I read this article about a Cisco Engineer commuting 186 miles one way from Mariposa to San Jose to work, 5 days a week. This guy won the prize for America's longest work commute and earned a prize money of $10,000 besides other things. I am amazed that there is a competition of this kind. And more amazed that the winner is an employee of a company whose mission states that the "Internet will change the way we work, live, play, and learn".

The key to achieve this is high-speed broadband access, and I would like Cisco and competing companies to invest more money in this. Yes, the Internet is great, it has revolutionized and shrunk the world, communications have become so cheap, but the ultimate test is delivering unprecedented and cheap bandwidth to all users. So that we may communicate in better and more media-rich ways, and distances can be further bridged, and this Cisco Engineer can work from his ranch in Mariposa. Think of how much energy we all could save if we could reduce the work commute, and allow everyone to work from the comfortable environs of home.

So my hope for 2007 is that high-speed broadband access technologies like EPON can start off in the United States.
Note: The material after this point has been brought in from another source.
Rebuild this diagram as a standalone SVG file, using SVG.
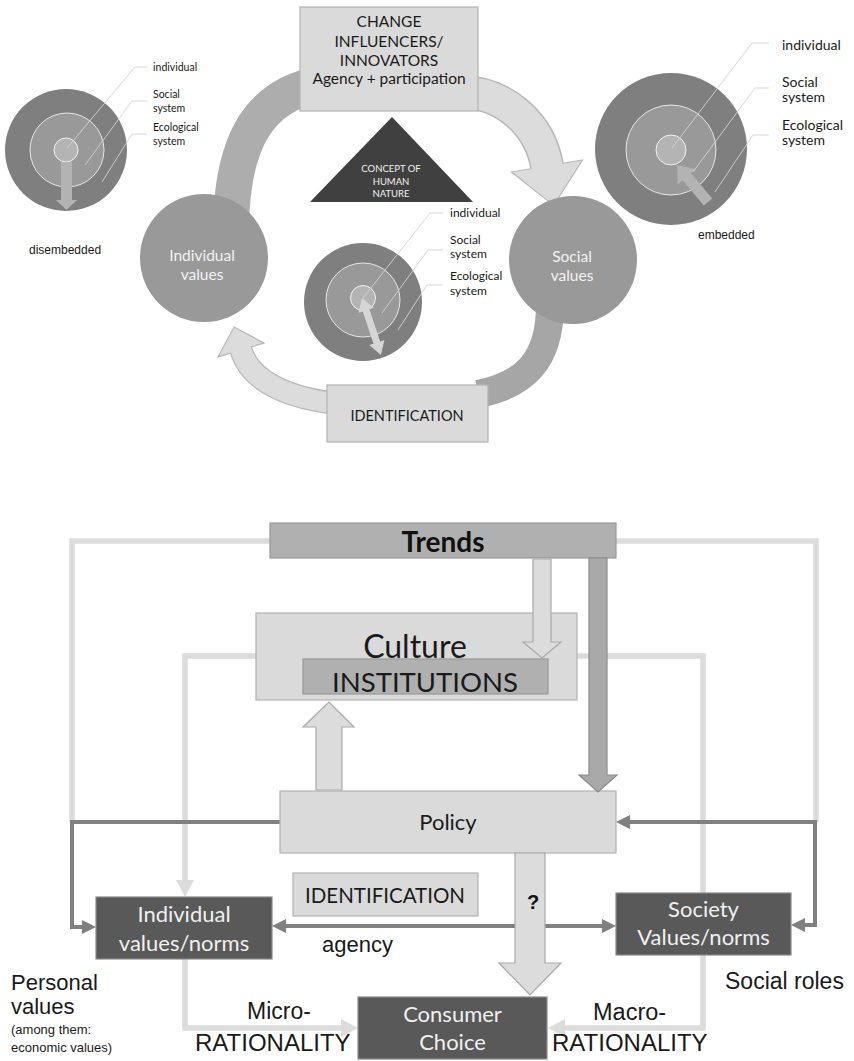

Korea and Japan have leapfrogged ahead in this technology, countries in Europe have also taken the same up.

Friday, January 05, 2007

Korea Telecom hooking up 800000 EPON connections

Happy new year to all readers.

The big news reported on Lightreading today is about Korea Telecom (KT) going ahead with the deployment of 800,000 EPON connections. This is the first large-scale deployment of EPON in Korea. Although KT has been investigating PON including WDM-PON for quite some time now, the target of close to a million subscribers in 2007 is big news.

The main equipment builder is expected to be Dasan which will be using PMC-Sierra (Passave) chipsets.